Before buying a product that was an ad, make sure that it fits what you're looking for and that there isn't a cheaper option.
CREDIT CARD SAFETY
Once you’re ready to buy, don’t hand your credit or debit card number to just anyone. Even if the merchant is legitimate, smaller businesses might not have the resources to keep up on security. That could leave your data exposed to hacking.
You can protect yourself by using credit cards when possible, as they offer better protections than debit cards. Federal law limits liability to $50 if your number gets stolen — and banks will often waive that entirely. Though there has been a decline in fraud involving existing credit card accounts, it still amounted to $6.5 billion last year, according to estimates from the advisory firm Javelin Strategy & Research.
Some banks let you create temporary numbers that can be set to expire once you make your purchase, preventing merchants from charging you again down the road. And of course, if the number gets stolen, it won’t work.
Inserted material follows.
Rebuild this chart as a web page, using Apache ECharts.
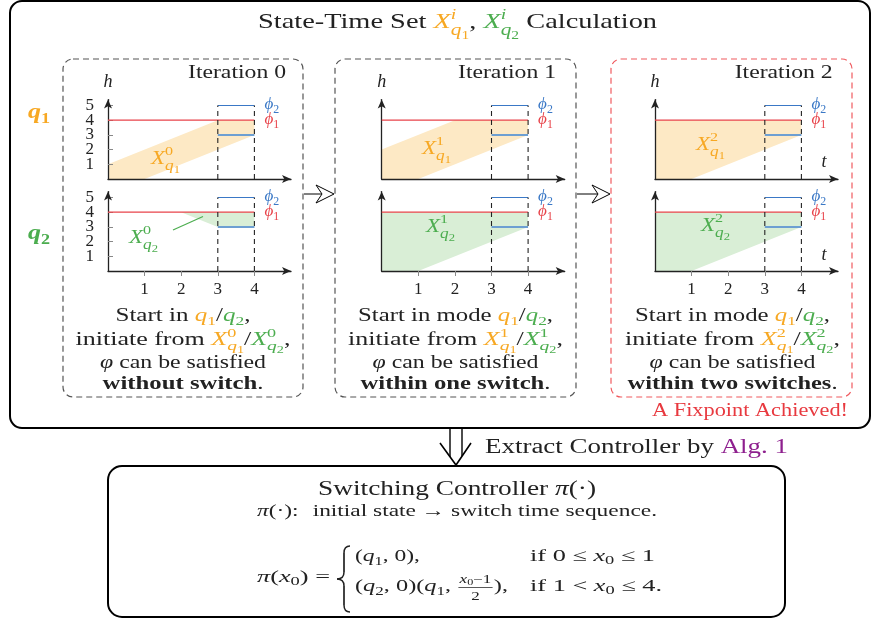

Digital payment services such as Apple Pay and Samsung Pay also automatically substitute your card number with a digital ID. But there aren’t that many merchants that accept them for online transactions.
You can also use PayPal to keep merchants from having your real card number. Instead, PayPal keeps the number and makes the payment on your behalf. Be sure you’re paying a business directly, as you get some protections, including reimbursements when merchants ship damaged or counterfeit items.
If you’re making a cash transfer to pay an individual directly, you’re on the hook if something goes wrong.